35. The engagement team performed procedures to address the existence assertion in relation to loans sold. However, sufficient testing was not performed on loans/underlying securities at year end, valued at €3.9bn. There were insufficient procedures performed by the engagement team to address the risk of material misstatement at the “existence” assertion level on the current balance of loans and receivables to reduce audit risk to an acceptably low level. ISA (UK & Ireland) 330 (The Auditor’s Responses to Assessed Risks) requires that the auditor obtains sufficient appropriate audit evidence regarding the assessed risks of material misstatement at the assertion level, through designing and implementing appropriate responses to those risks.
Identification of Sanction
36. The sanction imposed must be proportionate balancing the need to protect the public with the Respondents’ own interests.
37. The purpose of sanction is to declare and uphold proper standards of conduct amongst statutory auditors and statutory audit firms and to maintain public and market confidence in statutory auditors and statutory audit firms and their regulators. In addition, the purpose of sanction is to protect the public from statutory auditors and statutory audit firms whose standard of work falls short of the high-quality audit expected of statutory auditors and statutory audit firms.
38. In coming to the appropriate and proportionate sanction the Authority took into account the Authorities sanctions guidance (effective from 8 March 2021) : The Authority also had regard to its published policy on settlement agreements. The Authority had regard to:
(a)The gravity and duration of the relevant contravention;
(b)The degree of responsibility of the specified person;
(c) The financial strength of the specified person;
(d)The amount of profits gained or losses avoided by the specified person in consequence of the contravention;
(e)The level of cooperation of the specified person with the Supervisory Authority;
(f) Previous relevant contraventions committed by the specified person.
The Authority considers that the conduct in question was a serious departure from the standards expected of a statutory auditor. The contraventions in respect of the loans and receivables in this case went to the core of the work of National Asset Management DAC.

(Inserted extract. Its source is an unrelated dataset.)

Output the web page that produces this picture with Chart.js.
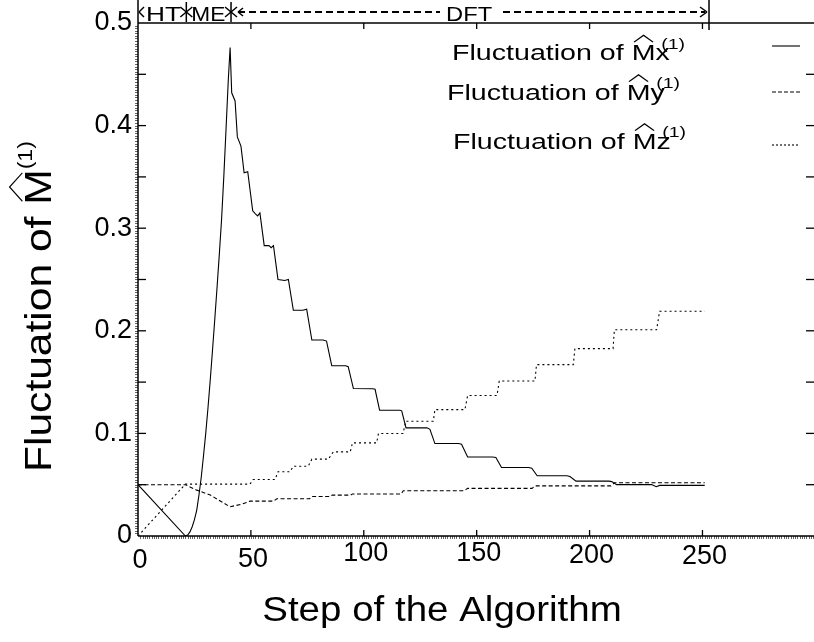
<!DOCTYPE html>
<html>
<head>
<meta charset="utf-8">
<script src="https://cdn.jsdelivr.net/npm/chart.js@4.4.0/dist/chart.umd.min.js"></script>
<style>
  html, body { margin: 0; padding: 0; background: #fff; }
  canvas { display: block; }
</style>
</head>
<body>
<canvas id="chart" width="814" height="642"></canvas>
<script>
// values
const mxSteps = [0, 21, 22, 23, 24, 25, 26, 27, 28, 29, 30, 31, 32, 33, 34, 35, 36, 37, 38, 39, 40, 40.8,
  41.5, 43, 44, 45.6, 47, 48.6, 50.8, 52, 53, 54, 55.9, 58, 59, 60, 62, 65, 66.6, 68.8, 73, 74.7,
  77, 82, 83.5, 85.8, 92, 93.1, 95.4, 104, 105, 107, 116, 116.8, 118.7, 128, 129.3, 131.5, 142, 143.3,
  146, 157, 158.5, 161, 173, 174.4, 176.8, 190, 191.3, 194, 208.5, 209.8, 212, 227.5, 229.5, 231, 251];
const mxValues = [0.05, 0, 0.001, 0.004, 0.009, 0.016, 0.025, 0.04, 0.057, 0.078, 0.1, 0.125, 0.152, 0.181, 0.211, 0.242, 0.274, 0.308, 0.35, 0.397, 0.445, 0.476,
  0.432, 0.424, 0.389, 0.38, 0.354, 0.355, 0.317, 0.314, 0.312, 0.315, 0.283, 0.283, 0.281, 0.283, 0.25, 0.249, 0.25, 0.22, 0.22, 0.221,
  0.191, 0.191, 0.19, 0.166, 0.166, 0.165, 0.1437, 0.1435, 0.143, 0.1226, 0.1226, 0.122, 0.1054, 0.1054, 0.104, 0.0901, 0.0901, 0.0895,
  0.077, 0.077, 0.0765, 0.0668, 0.0668, 0.066, 0.0587, 0.0587, 0.058, 0.0535, 0.0535, 0.053, 0.0501, 0.0501, 0.048, 0.0493, 0.0493];

const mySteps = [0, 21, 26, 32, 40.7, 46, 49.6, 60, 61.5, 76, 77, 85, 86, 94, 95, 116.5, 117.5, 144.5, 146, 174.5, 176, 209.5, 211, 251];
const myValues = [0.05, 0.05, 0.0447, 0.04, 0.0285, 0.031, 0.034, 0.034, 0.0363, 0.0363, 0.0385, 0.0385, 0.0398, 0.0398, 0.0409, 0.0409,
  0.0441, 0.0441, 0.0464, 0.0464, 0.0489, 0.0489, 0.0519, 0.0519];

const mzSteps = [0, 21, 49.6, 51, 60.7, 62, 67.3, 68.8, 75.4, 77, 84.3, 86.5, 94, 95, 105.7, 106.5, 117.4, 118.6, 130.8, 131.5,
  144.8, 146, 159, 160, 175.8, 176.5, 192.8, 193.5, 210.4, 211, 229.7, 231, 251];
const mzValues = [0, 0.0506, 0.0506, 0.055, 0.055, 0.0626, 0.0626, 0.068, 0.068, 0.0749, 0.0749, 0.082, 0.082, 0.0908, 0.0908, 0.0999, 0.0999,
  0.1119, 0.1119, 0.1232, 0.1232, 0.137, 0.137, 0.151, 0.151, 0.167, 0.167, 0.1826, 0.1826, 0.201, 0.201, 0.219, 0.219];

const xTicks = [0, 50, 100, 150, 200, 250];
const xTickRaise = [0, 1, 7, 7, 5, 4];   // the original labels sit unevenly
const yTicks = [0, 0.1, 0.2, 0.3, 0.4, 0.5];
const seriesLetters = ['x', 'y', 'z'];
const phaseLabels = ['HT', 'ME', 'DFT'];
const phaseBounds = [0, 21.4, 41.2, 252.9];

const FONT = '"Liberation Sans", Arial, sans-serif';

function toPoints(steps, values) {
  return steps.map((s, i) => ({ x: s, y: values[i] }));
}

function line(ctx, x1, y1, x2, y2) {
  ctx.beginPath(); ctx.moveTo(x1, y1); ctx.lineTo(x2, y2); ctx.stroke();
}

// "Fluctuation of M^(1)" style label, drawn at baseline (x, y) in the current transform
function mathLabel(ctx, x, y, size, sx, letter, supSize) {
  ctx.save();
  ctx.translate(x, y);
  ctx.scale(sx, 1);
  ctx.font = size + 'px ' + FONT;
  ctx.textAlign = 'left';
  ctx.textBaseline = 'alphabetic';
  ctx.fillStyle = '#000';
  ctx.strokeStyle = '#000';
  ctx.fillText('Fluctuation of', 0, 0);
  let cx = ctx.measureText('Fluctuation of ').width;
  const mw = ctx.measureText('M').width;
  const cap = size * 0.72;
  ctx.fillText('M', cx, 0);
  ctx.lineWidth = 1.1;
  ctx.beginPath();
  ctx.moveTo(cx + mw * 0.1, -cap - 2);
  ctx.lineTo(cx + mw * 0.5, -cap - size * 0.4);
  ctx.lineTo(cx + mw * 0.9, -cap - 2);
  ctx.stroke();
  cx += mw;
  let supX = cx;
  if (letter) {
    const lw = ctx.measureText(letter).width;
    ctx.fillText(letter, cx, 0);
    supX = cx + lw * 0.4;
  }
  ctx.font = supSize + 'px ' + FONT;
  ctx.fillText('(1)', supX, -cap * 0.72);
  ctx.restore();
}

function stretchText(ctx, txt, x, y, size, sx) {
  ctx.save();
  ctx.translate(x, y);
  ctx.scale(sx, 1);
  ctx.font = size + 'px ' + FONT;
  ctx.textAlign = 'left';
  ctx.textBaseline = 'alphabetic';
  ctx.fillStyle = '#000';
  ctx.fillText(txt, 0, 0);
  ctx.restore();
}

const decor = {
  id: 'decor',
  afterDraw(chart) {
    const ctx = chart.ctx;
    const xs = chart.scales.x, ys = chart.scales.y;
    const { left: L, top: T, bottom: B } = chart.chartArea;
    ctx.save();
    ctx.strokeStyle = '#000';
    ctx.fillStyle = '#000';

    // minor ticks (dense hatching along left and bottom axes)
    ctx.lineWidth = 1;
    ctx.strokeStyle = '#666';
    for (let v = 1; v < 300; v++) {
      const px = Math.round(xs.getPixelForValue(v)) + 0.5;
      line(ctx, px, B, px, B + 3);
    }
    for (let v = 0.0025; v < 0.5; v += 0.0025) {
      const py = Math.round(ys.getPixelForValue(v)) + 0.5;
      line(ctx, L - 3, py, L, py);
    }

    // frame
    ctx.strokeStyle = '#000';
    ctx.lineWidth = 1.5;
    line(ctx, L, T, 814, T);
    line(ctx, L, T, L, B);
    line(ctx, L, B, 814, B);

    // major ticks, pointing inward
    ctx.lineWidth = 1.3;
    xTicks.forEach(v => {
      if (v === 0) return;
      const px = xs.getPixelForValue(v);
      line(ctx, px, B, px, B - 6);
      line(ctx, px, T, px, T + 6);
    });
    for (let i = 1; i < 10; i++) {
      const py = ys.getPixelForValue(i * 0.05);
      line(ctx, L, py, L + 8, py);
      line(ctx, 814, py, 806, py);
    }

    // x tick labels
    ctx.font = '27px ' + FONT;
    ctx.textAlign = 'center';
    ctx.textBaseline = 'top';
    xTicks.forEach((v, i) => {
      ctx.fillText(String(v), xs.getPixelForValue(v) + 2, B + 11 - xTickRaise[i]);
    });

    // phase annotation above the plot
    const ay = 12;
    const bx = phaseBounds.map(v => xs.getPixelForValue(v));
    ctx.lineWidth = 1.5;
    line(ctx, bx[0], 0, bx[0], T);
    line(ctx, bx[0] + 6, ay - 5, bx[0] + 1, ay); line(ctx, bx[0] + 1, ay, bx[0] + 6, ay + 5);
    [bx[1], bx[2]].forEach(px => {
      line(ctx, px, 2, px, T - 1);
      line(ctx, px - 6, ay - 5, px + 6, ay + 5);
      line(ctx, px - 6, ay + 5, px + 6, ay - 5);
    });
    stretchText(ctx, phaseLabels[0], bx[0] + 8, 21, 21, 1.25);
    stretchText(ctx, phaseLabels[1], bx[1] + 5, 21, 21, 1.08);
    ctx.save();
    ctx.lineWidth = 2;
    ctx.setLineDash([7, 4]);
    line(ctx, bx[2] + 7, ay, 440, ay);
    line(ctx, 503, ay, bx[3] - 4, ay);
    ctx.restore();
    line(ctx, bx[2] + 7, ay, bx[2] + 12, ay - 4); line(ctx, bx[2] + 7, ay, bx[2] + 12, ay + 4);
    line(ctx, bx[3] - 9, ay - 5, bx[3] - 2, ay); line(ctx, bx[3] - 2, ay, bx[3] - 9, ay + 5);
    line(ctx, bx[3], 0, bx[3], T + 7);
    stretchText(ctx, phaseLabels[2], 446, 21, 21, 1.13);

    // legend
    const legX = [452, 447, 453];
    const legY = [60, 99.5, 148.5];
    const sampleY = [46, 92, 145];
    const dashes = [[], [4, 2], [2, 2]];
    seriesLetters.forEach((ch, i) => {
      mathLabel(ctx, legX[i], legY[i], 22, 1.3, ch, 15);
      ctx.save();
      ctx.lineWidth = 1.1;
      ctx.setLineDash(dashes[i]);
      line(ctx, 772, sampleY[i], 800, sampleY[i]);
      ctx.restore();
    });

    // axis titles
    ctx.save();
    ctx.font = '35px ' + FONT;
    ctx.textAlign = 'center';
    ctx.textBaseline = 'alphabetic';
    ctx.translate(442, 621);
    ctx.scale(1.1, 1);
    ctx.fillText('Step of the Algorithm', 0, 0);
    ctx.restore();

    ctx.save();
    ctx.translate(51, 472);
    ctx.rotate(-Math.PI / 2);
    mathLabel(ctx, 0, 0, 37, 1.15, '', 20);
    ctx.restore();

    ctx.restore();
  }
};

new Chart(document.getElementById('chart').getContext('2d'), {
  type: 'line',
  data: {
    datasets: [
      { label: 'Mx', data: toPoints(mxSteps, mxValues), borderColor: '#000', borderWidth: 1.1 },
      { label: 'My', data: toPoints(mySteps, myValues), borderColor: '#000', borderWidth: 1.1, borderDash: [4, 2.5] },
      { label: 'Mz', data: toPoints(mzSteps, mzValues), borderColor: '#000', borderWidth: 1.1, borderDash: [2, 3] }
    ]
  },
  options: {
    responsive: false,
    animation: false,
    layout: { padding: { top: 23, right: 0, left: 0, bottom: 0 } },
    plugins: { legend: { display: false }, tooltip: { enabled: false } },
    elements: { point: { radius: 0 }, line: { tension: 0, fill: false } },
    scales: {
      x: {
        type: 'linear', min: 0, max: 299.4,
        grid: { display: false, drawTicks: false },
        border: { display: false },
        afterBuildTicks: s => { s.ticks = xTicks.map(v => ({ value: v })); },
        afterFit: s => { s.height = 106; },
        ticks: { display: false }
      },
      y: {
        type: 'linear', min: 0, max: 0.5,
        grid: { display: false, drawTicks: false },
        border: { display: false },
        afterBuildTicks: s => { s.ticks = yTicks.map(v => ({ value: v })); },
        afterFit: s => { s.width = 138; },
        ticks: { color: '#000', font: { size: 27, family: FONT }, padding: 6, callback: v => v === 0 ? '0' : v.toFixed(1) }
      }
    }
  },
  plugins: [decor]
});
</script>
</body>
</html>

39. In mitigation the respondent has engaged fully with the Authority. The issues identified in this case have not been repeated. The respondent has no previous disciplinary or regulatory findings against him. Subsequent inspections by IAASA of Mr Tuohy’s audit work have not raised any further concerns. The respondent’s timely admissions demonstrate his insight into the contraventions that were identified. Further the period over which the contraventions related concerned one audit and there was an early admission and a genuine acceptance of the contraventions.
40. In considering the level of engagement of the respondent with the Authority, an early settlement discount was also applied.

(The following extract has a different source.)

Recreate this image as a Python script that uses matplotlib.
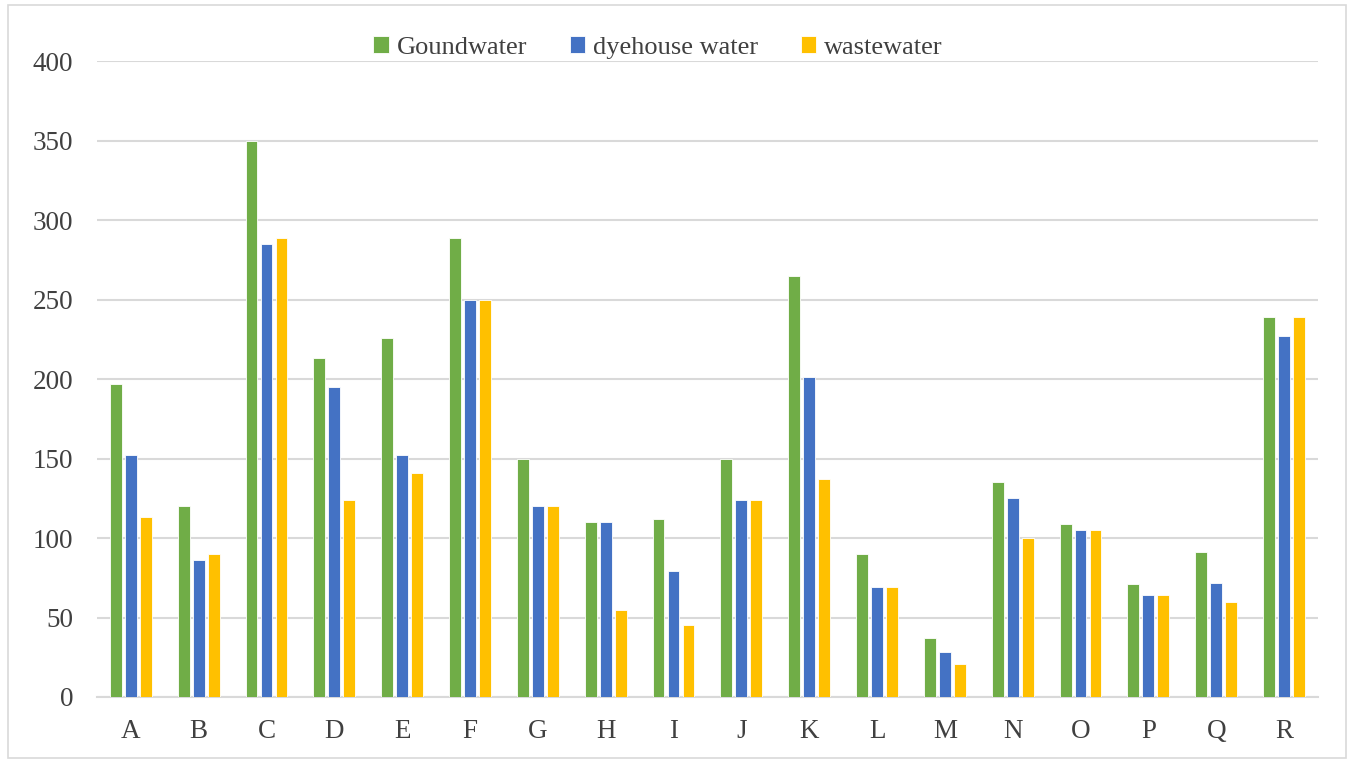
import numpy as np
import matplotlib
matplotlib.use('Agg')
import matplotlib.pyplot as plt
from matplotlib.patches import Rectangle

plt.rcParams['font.family'] = ['Liberation Serif', 'DejaVu Serif']

categorias = ['A', 'B', 'C', 'D', 'E', 'F', 'G', 'H', 'I', 'J', 'K', 'L', 'M', 'N', 'O', 'P', 'Q', 'R']
groundwater = [197, 120, 350, 213, 226, 289, 150, 110, 112, 150, 265, 90, 37, 135, 109, 71, 91, 239]
dyehouse = [152, 86, 285, 195, 152, 250, 120, 110, 79, 124, 201, 69, 28, 125, 105, 64, 72, 227]
wastewater = [113, 90, 289, 124, 141, 250, 120, 55, 45, 124, 137, 69, 21, 100, 105, 64, 60, 239]

series = [
    ('Goundwater', groundwater, '#70AD47'),
    ('dyehouse water', dyehouse, '#4472C4'),
    ('wastewater', wastewater, '#FFC000'),
]

fig = plt.figure(figsize=(13.54, 7.61), dpi=100)
ax = fig.add_axes([0.0716, 0.0841, 0.9018, 0.8357])

x = np.arange(len(categorias))
paso = 0.221
ancho = 0.175
for i, (nombre, valores, color) in enumerate(series):
    ax.bar(x + (i - 1) * paso, valores, width=ancho, color=color, label=nombre,
           edgecolor='white', linewidth=0.6, zorder=3)

ax.set_xlim(-0.5, len(categorias) - 0.5)
ax.set_ylim(0, 400)
ax.set_yticks(np.arange(0, 401, 50))
ax.set_xticks(x)
ax.set_xticklabels(categorias)
ax.grid(axis='y', color='#d9d9d9', linewidth=1.5, zorder=0)
for lado in ['top', 'right', 'left']:
    ax.spines[lado].set_visible(False)
ax.spines['bottom'].set_color('#d9d9d9')
ax.spines['bottom'].set_linewidth(1.5)
ax.tick_params(axis='both', length=0, labelsize=19.5, colors='#404040')
ax.tick_params(axis='y', pad=17)
ax.tick_params(axis='x', pad=16)

fig.legend(loc='center', bbox_to_anchor=(0.486, 0.938), ncol=3, frameon=False,
           fontsize=19, handlelength=0.6, handleheight=0.6, handletextpad=0.3,
           columnspacing=1.6, labelcolor='#404040')

fig.patches.append(Rectangle((0.006, 0.004), 0.988, 0.99, transform=fig.transFigure,
                             fill=False, edgecolor='#d9d9d9', linewidth=1.2))

plt.savefig('out.png', dpi=100)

41. The Authority took into account the timing of the admissions of the respondent. The applicable available sanctions in this case are those that could have been imposed by ICAI as this case concerns the financial statement for the year end audit 2016. The Authority considered the appropriateness of a Caution in this case and it concluded that such a sanction would be insufficient given the seriousness of the contraventions identified.
42. The Authority took into account the timing of the admissions and it considered that it was appropriate to apply an early settlement discount of 30% to the level of the fine imposed.
43. The Authority concluded that the appropriate sanction in this case is a Reprimand and, that the respondent is further fined €10,500 (the early settlement discount having been applied).